Now compare the judicial discretion granted in § 1118 with the mandatory language in § 623(h)(6) addressing (1) allowance of interest, (2) rate of interest, and (3) disallowance of interest:
The final order shall include an allowance for interest at such rate as the court finds to be equitable, from the date the corporate action was consummated to the date of payment. In determining the rate of interest, the court shall consider all relevant factors, including the rate of interest which the corporation would have had to pay to borrow money during the pendency of the proceeding. If the court finds that the refusal of any shareholder to accept the corporate offer of payment for his shares was arbitrary, vexatious or otherwise not in good faith, no interest shall be allowed to him. [Italics added.]
Most But Not All Section 1118 Cases Default to 9%
Courts routinely allow interest on § 1118 awards absent some showing of bad faith. In the majority of published decisions I’ve seen in § 1118 cases, the courts order interest at the 9% statutory rate under CPLR 5004 which has remained static since 1981 despite dramatic fluctuations in market interest rates over the last four decades. The great majority of decisions I’ve seen awarding 9% interest don’t even pay lip service to whether the statutory rate is “equitable” and/or they expressly rely on CPLR 5004 as authority for selecting 9% although the rule provides that “Interest shall be at the rate of nine per centum per annum, except where otherwise provided by statute [italics added].”
A recent example of the latter is Igbara v Abuzahrieh in which the Appellate Division, First Department, simply wrote that the trial court “did not abuse its discretion in awarding nine percent interest, as such award is within the court’s discretion in an action under [BCL] § 1118,” citing CPLR 5004.
The memorable AriZona Iced Tea case is one of the few § 1118 cases in which the court’s decision offered meaningful analysis before landing on a 9% interest award, no doubt occasioned by the 10-figure valuation at issue. The court noted that under case precedent interest is to be awarded absent bad faith or delay on the part of the petitioner being bought out, while also noting that the court “is not required, however, to award the statutory rate of nine percent for prejudgment interest set forth in CPLR § 5004.” In nonetheless fixing 9% as an “equitable” rate, the court relied on evidence that the company pays 10% interest on loans made to it by the purchasing owner.

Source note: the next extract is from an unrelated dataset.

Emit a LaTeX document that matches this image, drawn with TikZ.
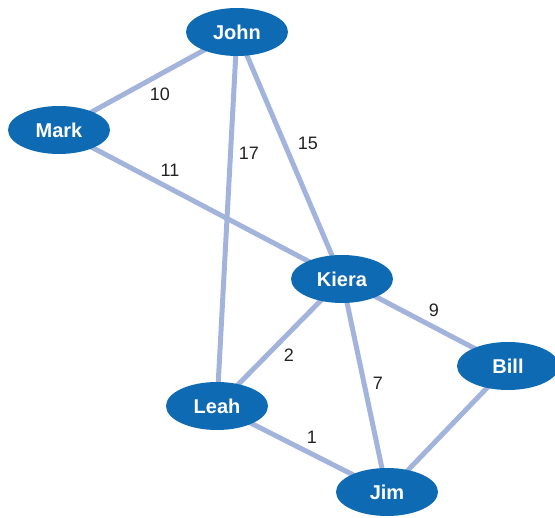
\documentclass[tikz,border=0pt]{standalone}
\usepackage{fontspec}
\setmainfont{Liberation Sans}
\usetikzlibrary{backgrounds,shapes.geometric}
\definecolor{nodeblue}{HTML}{0F6AB4}
\definecolor{edgeblue}{HTML}{A3B4DC}
\definecolor{labelgray}{HTML}{222222}
\tikzset{
  person/.style={ellipse, fill=nodeblue, text=white, minimum width=102pt, minimum height=48pt, inner sep=0pt, font=\fontsize{20}{22}\selectfont\bfseries},
  link/.style={draw=edgeblue, line width=5pt},
  weight/.style={text=labelgray, inner sep=0pt, font=\fontsize{18}{20}\selectfont}
}
\begin{document}
\begin{tikzpicture}[x=1pt,y=-1pt]
\useasboundingbox (0,0) rectangle (555,518);
\node[person] (john) at (237,32) {John};
\node[person] (mark) at (59,130) {Mark};
\node[person] (kiera) at (342,279) {Kiera};
\node[person] (bill) at (508,366) {Bill};
\node[person] (leah) at (217,406) {Leah};
\node[person] (jim) at (387,492) {Jim};
\begin{scope}[on background layer]
\draw[link] (john.center) -- (mark.center);
\draw[link] (john.center) -- (leah.center);
\draw[link] (john.center) -- (kiera.center);
\draw[link] (mark.center) -- (kiera.center);
\draw[link] (kiera.center) -- (bill.center);
\draw[link] (kiera.center) -- (leah.center);
\draw[link] (kiera.center) -- (jim.center);
\draw[link] (leah.center) -- (jim.center);
\draw[link] (bill.center) -- (jim.center);
\end{scope}
\node[weight] (w10) at (160,94) {10};
\node[weight] (w17) at (249,153) {17};
\node[weight] (w15) at (308,143) {15};
\node[weight] (w11) at (170,170) {11};
\node[weight] (w9) at (434,310) {9};
\node[weight] (w2) at (289,355) {2};
\node[weight] (w7) at (378,383) {7};
\node[weight] (w1) at (312,437) {1};
\end{tikzpicture}
\end{document}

The relatively small number of reported § 1118 cases in which courts have departed from the 9% statutory rate include Giaimo v Vitale (4%), Matter of Whalen (4%), Matter of Bambu Sales, Inc. (5.75%), and Matter of Fleischer (12%) — none of which explained how the court arrived at the chosen rate.
Sparse Precedent Under Section 623
There are several § 623 appraisal decisions such as Matter of Carolina Gardens, Inc. in which appellate panels have remanded the cases for calculation of interest after the trial courts declined to award any interest in the absence of any finding of bad faith, delay, or other inequitable conduct by the dissenting shareholder. Those decisions, however, shed no light on the determination of an equitable interest rate.
I know of four reported § 623 cases in which the courts set an interest rate. The earliest one is Matter of Endicott Johnson Corp. decided in 1974 by the Appellate Division, Third Department and later affirmed by the Court of Appeals. There the court upheld the trial court’s 6% interest award, rejecting the appellant’s argument that 6% was too low. The decision does not relate the trial court’s reasons for selecting 6% but it’s possible if not likely that the court simply applied CPLR 5004’s then-statutory rate of 6%.
The other three cases post-date CPLR 5004’s amendment to 9%. In Matter of Jamaica Acquisition, Inc. v Shea, the Nassau County Commercial Division rejected the dissenters’ request for 9% interest and instead awarded 6.5% interest comparable to the rate payable under the company’s line of credit from the time of the merger to the date of payment.
In Matter of Gurney’s Inn Resort & Spa, Ltd. the Manhattan Commercial Division awarded 6% interest on its fair value award which, the court wrote, “approximates the rate which Gurney’s must pay for capital.” On appeal the First Department reduced the principal amount of the award but it does not appear the interest rate on the award was contested by either side on appeal.
In Zelouf Int’l Corp. v Zelouf, best known and most often cited for applying a 0% marketability discount in its fair value determination, is the most interesting of the three cases that decided the interest rate. Initially the suit was commenced as a derivative action but then “converted” to a § 623 appraisal proceeding after the company implemented a cash-out merger on the eve of trial. Following trial the Manhattan Commercial Division applied a blanket 9% interest rate both on the derivative damages award and the appraisal award. On subsequent reargument it vacated and deferred its interest determination pending the report and recommendation of a referee on other issues, acknowledging that under § 623(h)(6) the court “should apply an ‘equitable’ interest rate.” Following the referee’s report, the court allowed 4% interest on the fair value award based on evidence of the company’s borrowing rate, taking “judicial notice that current interest rates are far less than 9%,” and finding that “[i]n the current interest rate environment, 4% is fair.”
Litigating a fair value case can and often does take years, making interest on the fair value award an important factor. Whether it’s a § 1118 or § 623 fair value proceeding, as I see it based on case precedent, not to mention the steady increase in market interest rates over the last five years, a 9% interest award is not a given but certainly the wind is at the back of the party divesting their equity interest, unless during trial the company or other acquiring party offers probative evidence of a lower, equitable rate.
That was the strategy that worked in the three above-mentioned, post-Endicott § 623 cases where the companies based their arguments on their own borrowing rate as expressly allowed by the statute. Even though § 1118 doesn’t have the same reference to the company’s borrowing rate, there’s no reason it can’t be equally effective in that setting.
In the end, whether you’re advocating an interest rate higher, lower, or the same as the statutory interest rate, the objective should be to convince the court that the advocated rate is one that adequately compensates the seller for the time or investment value of the funds without unjustly enriching either side.